Design for real life, not just first impressions
A condo should photograph well, but more importantly, it should support the way you live six months from now. That means thinking beyond statement walls and decorative styling. Easy-to-clean finishes, durable countertops, sufficient power points, practical bathroom storage, and good task lighting make a bigger long-term difference than trend-driven details.
Families may need rounded corners, wipeable surfaces, and room for children to grow. Professionals working from home may need acoustic control and a study area that can be closed off visually. Frequent hosts may prefer flexible seating and a more open social zone. Good design acknowledges these differences instead of applying one formula to every home.

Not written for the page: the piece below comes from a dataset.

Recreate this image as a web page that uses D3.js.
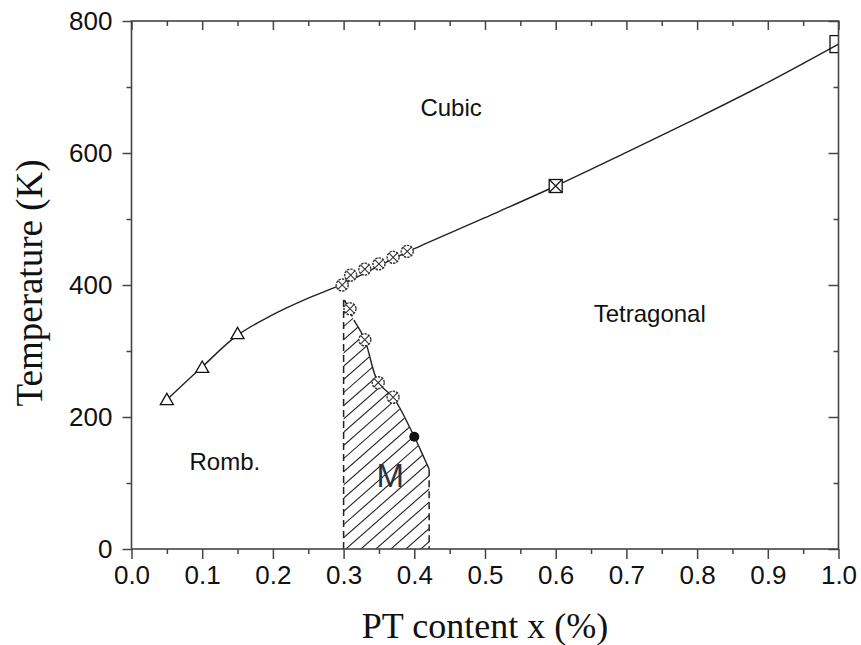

This is also why renovation planning should connect concept to execution. A strong design idea is only useful if it can be built properly, within budget, and with enough foresight to avoid costly changes later. Firms such as The Makers Design Studio approach small condos with that full-picture mindset - aligning layout, detailing, materials, and construction planning so the final result feels cohesive rather than pieced together.
Where to spend and where to simplify
In a small condo, every upgrade is more visible, so spending should be selective. Invest in the elements that shape daily experience: layout improvements, quality carpentry, good lighting, and durable finishes in high-use areas. These decisions have a direct impact on comfort and functionality.
You can usually simplify in places that are easier to refresh later, such as decor, loose furniture accents, and trend-led details. This creates a home with a strong foundation and enough flexibility to evolve over time.
Knowing how to design small condo spaces well is really about discipline. Not every idea deserves floor area, and not every feature adds value. When the home is planned around movement, storage, light, and lifestyle, even a modest footprint can feel composed, generous, and deeply livable. The best small condos do not try to imitate larger homes. They simply use space with more intelligence and more intention.